А жизнь продолжалась, надо было жить. Ради дочерей, ради внуков. Пришла, наконец, весточка из Ленинграда. Жив сын-моряк, бьёт фашистов на торпедных катерах в Кронштадте. А вот его семью в блокадном городе на Неве также не миновала страшная чаша войны. Но об этом в следующий раз.
* * *
Прошли годы, выросло новое поколение, и не одно. Заросли окопы и блиндажи, на огневых рубежах шелестят листвой деревья, шумит густая трава, пение птиц уже не распугает грохот артиллерии. Да не стёрлись в памяти людей огненные годы войны, имена тех, кто отдал свои жизни за наш сегодняшний день, мирное небо над головой, свою землю, за всё то, что называется ёмким словом — РОДИНА.
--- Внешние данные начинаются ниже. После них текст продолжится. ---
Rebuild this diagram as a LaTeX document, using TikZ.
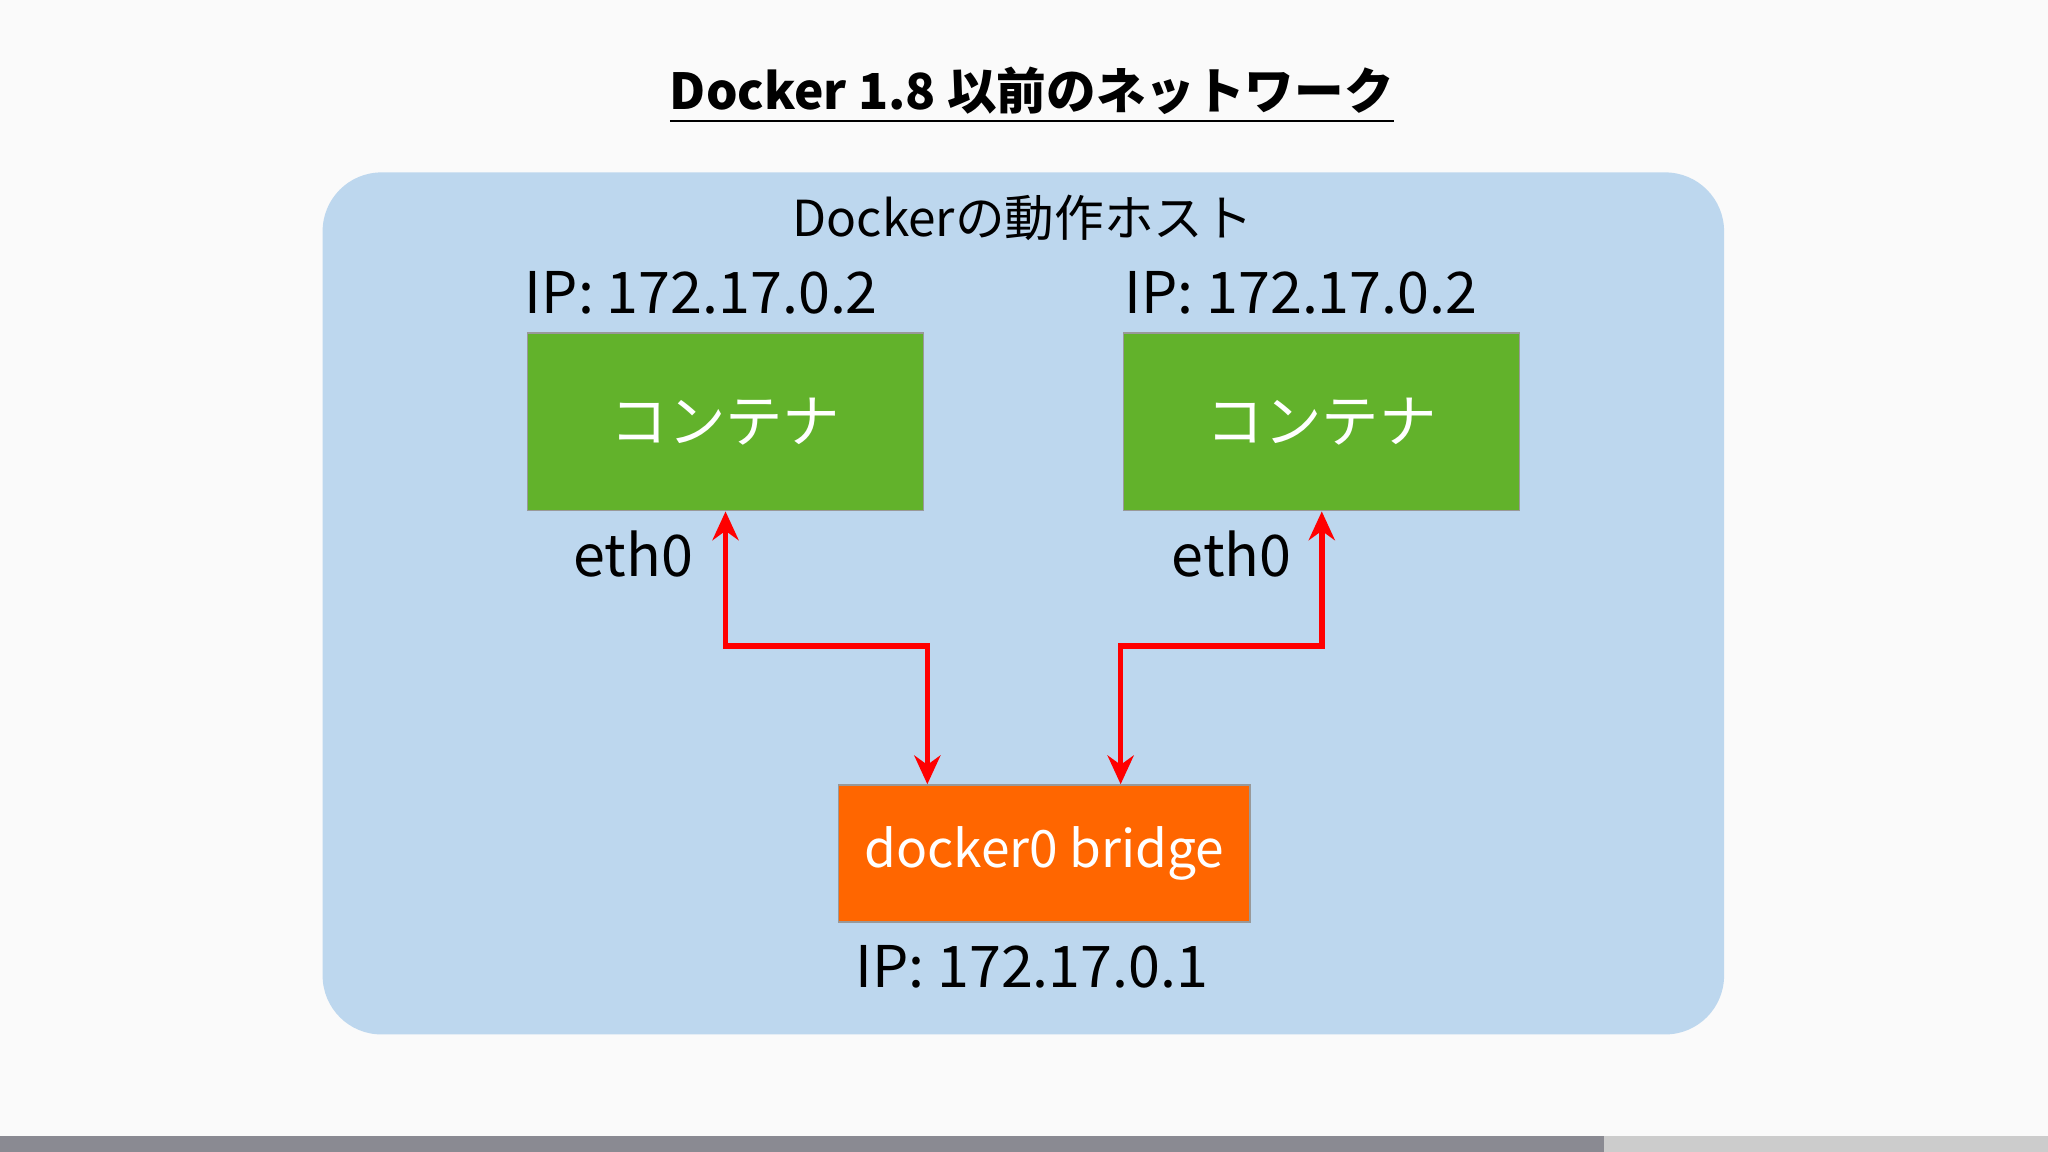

Когда мы по весне едем на радоницу в Мстиславский район, чтобы вспомнить родных и близких, ушедших в мир иной, то, проезжая через местечко Рясно, сын Миша обязательно подъедет к братской могиле, где похоронены воины Красной Армии, павшие в боях на реке Проне. Моя маленькая внучка Диана, уже слегка научившаяся читать, с удивлением смотрит, как Миша, протерев плиту, бережно кладёт на неё цветы.
— Папа, здесь написана твоя фамилия и имя. Почему?
— Потому что здесь лежит мой дедушка — солдат, а меня назвали его именем.
Диана, подумав, достаёт из кармана большую конфетку и кладёт её на родную фамилию.